L’Iper demande aussi la validation de deux stages. J’accompagne cette année une ces personnes qui se
prépare à être responsable d’aumônerie.
Au Sedif, tous les quinze jours, je forme des personnes appelées à animer des rencontres avec les
adultes. Nous relisons leurs pratiques et je leur donne un cours de pédagogie. Je les suis aussi sur le
terrain.
Es-tu heureuse dans ta mission ?
Oui, vraiment ! c’est une mission aux multiples visages, très riche !

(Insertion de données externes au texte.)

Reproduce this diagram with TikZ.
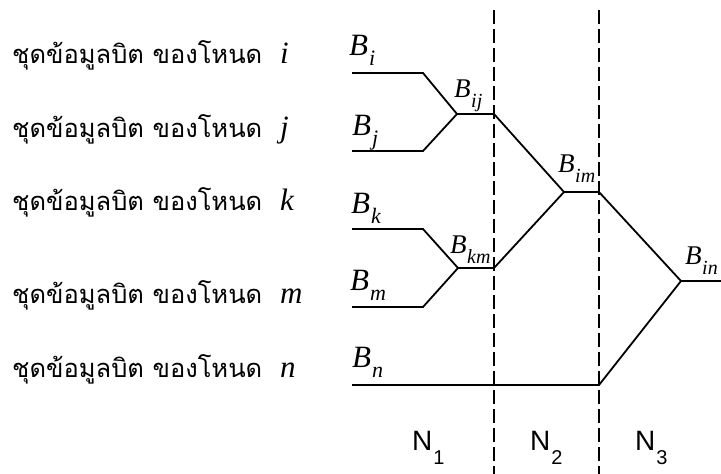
\documentclass[tikz,border=0pt]{standalone}
\usepackage{fontspec}
\setmainfont{Liberation Serif}
\newfontfamily\thaifont[Script=Thai]{Loma}
\newfontfamily\nfont{Liberation Sans}
\usetikzlibrary{positioning}
\newcommand{\bvar}[1]{\textit{B}\kern1pt\raisebox{-10pt}{\fontsize{22}{22}\selectfont\textit{#1}}}
\newcommand{\bjoin}[1]{\textit{B}\kern0.5pt\raisebox{-10pt}{\fontsize{20}{20}\selectfont\textit{#1}}}
\newcommand{\nvar}[1]{{\nfont N}\kern1pt\raisebox{-14pt}{\fontsize{20}{20}\selectfont\nfont #1}}
\newcommand{\rowtext}[1]{\makebox[268pt][l]{\thaifont\fontsize{25.5}{25.5}\selectfont ชุดข้อมูลบิต ของโหนด}\textit{#1}}

\begin{document}
\begin{tikzpicture}[x=1pt,y=-1pt,
  wire/.style={line width=1.8pt},
  sep/.style={line width=1.4pt,dash pattern=on 14pt off 5pt},
  lbl/.style={anchor=base west,inner sep=0pt,font=\fontsize{31}{31}\selectfont},
  jlbl/.style={anchor=base west,inner sep=0pt,font=\fontsize{27}{27}\selectfont},
  row/.style={anchor=base west,inner sep=0pt,font=\fontsize{31}{31}\selectfont},
  stage/.style={anchor=base west,inner sep=0pt,font=\fontsize{28}{28}\selectfont}]
\useasboundingbox (0,0) rectangle (721,474);
\node[row] (ri) at (12,63) {\rowtext{i}};
\node[row] (rj) at (12,137) {\rowtext{j}};
\node[row] (rk) at (12,210) {\rowtext{k}};
\node[row] (rm) at (12,303) {\rowtext{m}};
\node[row] (rn) at (12,377) {\rowtext{n}};
\coordinate (sep1a) at (494,10); \coordinate (sep1b) at (494,474);
\coordinate (sep2a) at (599,10); \coordinate (sep2b) at (599,474);
\draw[sep] (sep1a) -- (sep1b);
\draw[sep] (sep2a) -- (sep2b);
\coordinate (in-i) at (352,73); \coordinate (kn-i) at (423,73);
\coordinate (in-j) at (352,151); \coordinate (kn-j) at (423,151);
\coordinate (in-k) at (352,229); \coordinate (kn-k) at (423,229);
\coordinate (in-m) at (352,307); \coordinate (kn-m) at (423,307);
\coordinate (in-n) at (352,385); \coordinate (on) at (599,385);
\coordinate (jij) at (457,114); \coordinate (oij) at (494,114);
\coordinate (jkm) at (458,268); \coordinate (okm) at (494,268);
\coordinate (jim) at (564,192); \coordinate (oim) at (599,192);
\coordinate (jin) at (681,281); \coordinate (out) at (721,281);
\draw[wire] (in-i) -- (kn-i) -- (jij) -- (oij) -- (jim) -- (oim) -- (jin) -- (out);
\draw[wire] (in-j) -- (kn-j) -- (jij);
\draw[wire] (in-k) -- (kn-k) -- (jkm) -- (okm) -- (jim);
\draw[wire] (in-m) -- (kn-m) -- (jkm);
\draw[wire] (in-n) -- (on) -- (jin);
\node[lbl] (bi) at (349,55) {\bvar{i}};
\node[lbl] (bj) at (352,135) {\bvar{j}};
\node[lbl] (bk) at (351,213) {\bvar{k}};
\node[lbl] (bm) at (350,290) {\bvar{m}};
\node[lbl] (bn) at (352,367) {\bvar{n}};
\node[jlbl] (bij) at (454,97) {\bjoin{ij}};
\node[jlbl] (bkm) at (450,253) {\bjoin{km}};
\node[jlbl] (bim) at (558,172) {\bjoin{im}};
\node[jlbl] (bin) at (685,264) {\bjoin{in}};
\node[stage] (n1) at (412,450) {\nvar{1}};
\node[stage] (n2) at (530,450) {\nvar{2}};
\node[stage] (n3) at (635,450) {\nvar{3}};
\end{tikzpicture}
\end{document}
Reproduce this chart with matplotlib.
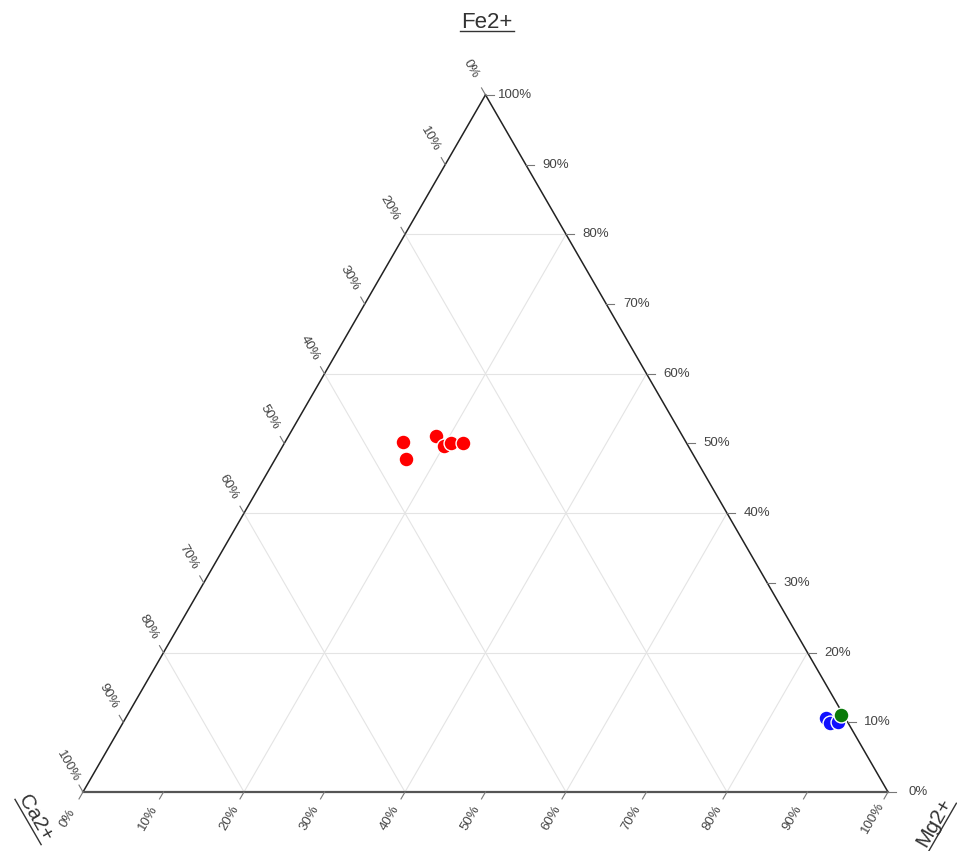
import numpy as np
import matplotlib
matplotlib.use("Agg")
from matplotlib import pyplot as plt

plt.rcParams["font.family"] = ["Liberation Sans", "DejaVu Sans"]

# compositions in percent (Ca2+, Mg2+, Fe2+)
red_ca = [35.1, 36.0, 30.6, 30.4, 29.3, 27.7]
red_mg = [14.7, 16.2, 18.3, 20.0, 20.7, 22.2]
red_fe = [50.2, 47.8, 51.1, 49.6, 50.0, 50.1]

blue_ca = [2.4, 2.3, 1.2]
blue_mg = [87.0, 87.8, 88.7]
blue_fe = [10.6, 9.9, 10.1]

green_ca = [0.3]
green_mg = [88.6]
green_fe = [11.1]

tick_values = [0, 10, 20, 30, 40, 50, 60, 70, 80, 90, 100]
grid_values = [20, 40, 60, 80]

H = np.sqrt(3) / 2
PX = 805.0  # pixels per unit side


def to_xy(ca, mg, fe):
    ca, mg, fe = (np.asarray(v, dtype=float) for v in (ca, mg, fe))
    tot = ca + mg + fe
    return (mg + fe / 2) / tot, fe / tot * H


fig = plt.figure(figsize=(9.57, 8.51), dpi=100)
ax = fig.add_axes([0, 0, 1, 1])
ax.set_xlim(-83 / PX, (957 - 83) / PX)
ax.set_ylim(-(851 - 792) / PX, 792 / PX)
ax.axis("off")

# grid lines parallel to each side
for g in grid_values:
    v = g / 100
    for a, b in [((0, 1 - v, v), (1 - v, 0, v)),      # constant Fe
                 ((1 - v, v, 0), (0, v, 1 - v)),      # constant Mg
                 ((v, 1 - v, 0), (v, 0, 1 - v))]:     # constant Ca
        x, y = to_xy([a[0], b[0]], [a[1], b[1]], [a[2], b[2]])
        ax.plot(x, y, color="#e4e4e4", lw=0.8, zorder=1)

# triangle outline
x, y = to_xy([0, 0], [1, 0], [0, 1])
ax.plot(x, y, color="#222222", lw=1.1, zorder=2)
x, y = to_xy([1, 0], [0, 0], [0, 1])
ax.plot(x, y, color="#222222", lw=1.1, zorder=2)
x, y = to_xy([1, 0], [0, 1], [0, 0])
ax.plot(x, y, color="#555555", lw=1.6, zorder=2)

# ticks and tick labels on each side
tick_len = 8 / PX
lab_dist = 30 / PX
sides = [
    # (point on side for value v, outward direction, label rotation)
    (lambda v: to_xy(0, 1 - v, v), (1.0, 0.0), 0),            # Fe, right side
    (lambda v: to_xy(v, 0, 1 - v), (-0.5, H), -60),          # Ca, left side
    (lambda v: to_xy(1 - v, v, 0), (-0.5, -H), 60),          # Mg, bottom
]
for point, (dx, dy), rot in sides:
    for t in tick_values:
        px, py = point(t / 100)
        ax.plot([px, px + dx * tick_len], [py, py + dy * tick_len],
                color="#777777", lw=0.8, zorder=2)
        ax.text(px + dx * lab_dist, py + dy * lab_dist, f"{t}%",
                rotation=rot, rotation_mode="anchor", ha="center",
                va="center", fontsize=9.5, color="#444444")

# data points
x, y = to_xy(red_ca, red_mg, red_fe)
ax.scatter(x, y, s=115, color="#ff0000", edgecolor="white", lw=1, zorder=5)
x, y = to_xy(blue_ca, blue_mg, blue_fe)
ax.scatter(x, y, s=115, color="#1010ff", edgecolor="white", lw=1, zorder=5)
x, y = to_xy(green_ca, green_mg, green_fe)
ax.scatter(x, y, s=115, color="#0a7a0a", edgecolor="white", lw=1, zorder=6)

# underlined axis titles
renderer = fig.canvas.get_renderer()


def title(x, y, s, rot, size=16):
    t = ax.text(x, y, s, rotation=rot, rotation_mode="anchor", ha="center",
                va="center", fontsize=size, color="#333333")
    w, h, d = renderer.get_text_width_height_descent(
        s, t.get_fontproperties(), ismath=False)
    off = -(h / 2 + 1)
    ang = np.radians(rot)
    ux, uy = np.cos(ang), np.sin(ang)
    nx, ny = -uy, ux
    ends = [(-w / 2 - 1, off), (w / 2 + 1, off)]
    xs = [x + (a * ux + b * nx) / PX for a, b in ends]
    ys = [y + (a * uy + b * ny) / PX for a, b in ends]
    ax.plot(xs, ys, color="#333333", lw=1.0)


title((487 - 83) / PX, (792 - 22) / PX, "Fe2+", 0)
title((35 - 83) / PX, (792 - 818) / PX, "Ca2+", -60, 15)
title((934 - 83) / PX, (792 - 822) / PX, "Mg2+", 60, 15)

fig.savefig("out.png", dpi=100)
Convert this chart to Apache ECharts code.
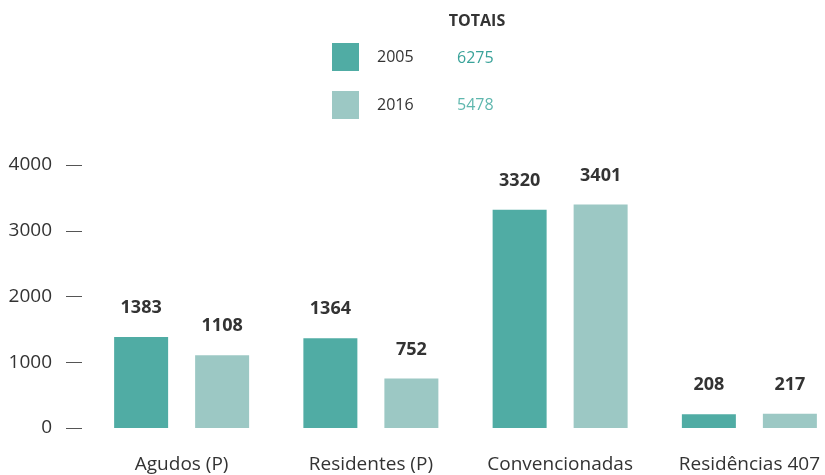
<!DOCTYPE html>
<html>
<head>
<meta charset="utf-8">
<script src="https://cdn.jsdelivr.net/npm/echarts@6/dist/echarts.min.js"></script>
<style>
html,body{margin:0;padding:0;background:#fff;}
#chart{width:825px;height:475px;}
</style>
</head>
<body>
<div id="chart"></div>
<script>
const categories = ['Agudos (P)', 'Residentes (P)', 'Convencionadas', 'Residências 407'];
const years = ['2005', '2016'];
const values2005 = [1383, 1364, 3320, 208];
const values2016 = [1108, 752, 3401, 217];
const totals = [6275, 5478];
const yTicks = [0, 1000, 2000, 3000, 4000];

const colors = ['#50aca4', '#9cc8c4'];
const totalColors = ['#3aa39a', '#5fb7ae'];
const FONT = '"Open Sans", "Noto Sans", sans-serif';

const chart = echarts.init(document.getElementById('chart'), null, {renderer: 'canvas'});

const labelStyle = {
  show: true, position: 'top', distance: 20,
  fontFamily: FONT, fontWeight: 'bold', fontSize: 18, color: '#333'
};

chart.setOption({
  animation: false,
  textStyle: {fontFamily: FONT},
  legend: {
    data: years,
    orient: 'vertical',
    left: 332, top: 43,
    padding: 0,
    itemWidth: 27, itemHeight: 28,
    itemGap: 20,
    icon: 'rect',
    textStyle: {fontFamily: FONT, fontSize: 16, color: '#333', padding: [0, 0, 0, 13]},
    selectedMode: false
  },
  graphic: [
    {type: 'text', style: {x: 477, y: 21, text: 'TOTAIS', font: 'bold 16px ' + FONT, fill: '#333', textAlign: 'center', textVerticalAlign: 'middle'}},
    {type: 'text', style: {x: 457, y: 58, text: String(totals[0]), font: '16px ' + FONT, fill: totalColors[0], textAlign: 'left', textVerticalAlign: 'middle'}},
    {type: 'text', style: {x: 457, y: 105.5, text: String(totals[1]), font: '16px ' + FONT, fill: totalColors[1], textAlign: 'left', textVerticalAlign: 'middle'}}
  ],
  grid: {left: 87, right: -19, top: 165, bottom: 47, containLabel: false, outerBoundsMode: 'none'},
  xAxis: {
    type: 'category',
    data: categories,
    axisLine: {show: false},
    axisTick: {show: false},
    axisLabel: {interval: 0, margin: 27, fontFamily: FONT, fontSize: 19, color: '#333'}
  },
  yAxis: {
    type: 'value',
    min: yTicks[0], max: yTicks[yTicks.length - 1], interval: 1000,
    offset: 5,
    splitLine: {show: false},
    axisLine: {show: false},
    axisTick: {show: true, length: 16, lineStyle: {color: '#555', width: 1}},
    axisLabel: {margin: 30, fontFamily: FONT, fontSize: 19, color: '#333', formatter: v => String(v)}
  },
  series: [
    {name: years[0], type: 'bar', data: values2005, barWidth: 54, barGap: '50%',
     itemStyle: {color: colors[0]}, label: labelStyle},
    {name: years[1], type: 'bar', data: values2016, barWidth: 54, barGap: '50%',
     itemStyle: {color: colors[1]}, label: labelStyle}
  ]
});
</script>
</body>
</html>
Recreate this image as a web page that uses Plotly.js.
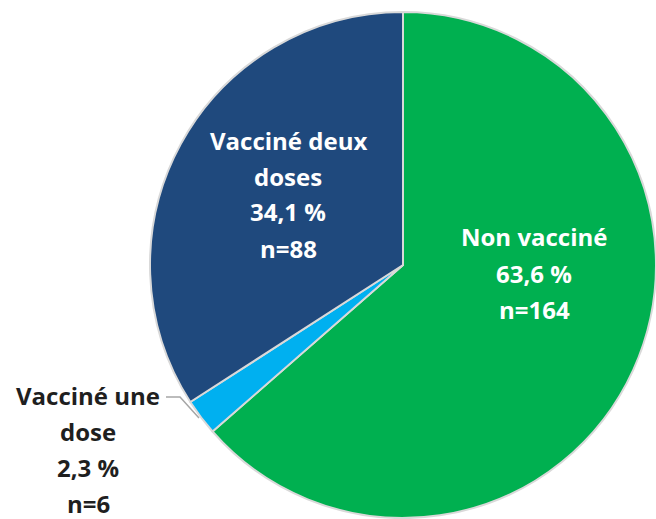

J’ai toujours trouvé des personnes qui m’ont fait confiance et qui m’ont fait aller de l’avant. C’est aussi
grâce aux jeunes que je suis restée jeune, même si l’âge avance ! Ces jeunes m’ont aidée à approfondir
ma foi parce qu’avec eux, il faut être vrai, il faut être soi-même. Dans notre société, ce n’est pas facile
de faire une remarque à un jeune ou d’exprimer notre désaccord, mais l’expérience montre que cela les a
fait réfléchir et les a mis en chemin.
Je me rends compte que l’Esprit de Dieu fait le travail dans le coeur de ceux qui acceptent de lui ouvrir
la porte, nous ne sommes que des serviteurs. Et c’est notre joie. Transmettre la Parole est une vraie
source de vie. La mission est en tous lieux, je la vis en soeur missionnaire ; je suis souvent interpellée
par les gens sur la spécificité de ce que nous sommes et vivons. L’Afrique nous a façonnées. Notre
simplicité de relation est très appréciée. Je donne une attention particulière aux personnes dont les
racines sont ailleurs. Je leur en montre l’importance et la beauté, qui est à cultiver, non à mettre de côté.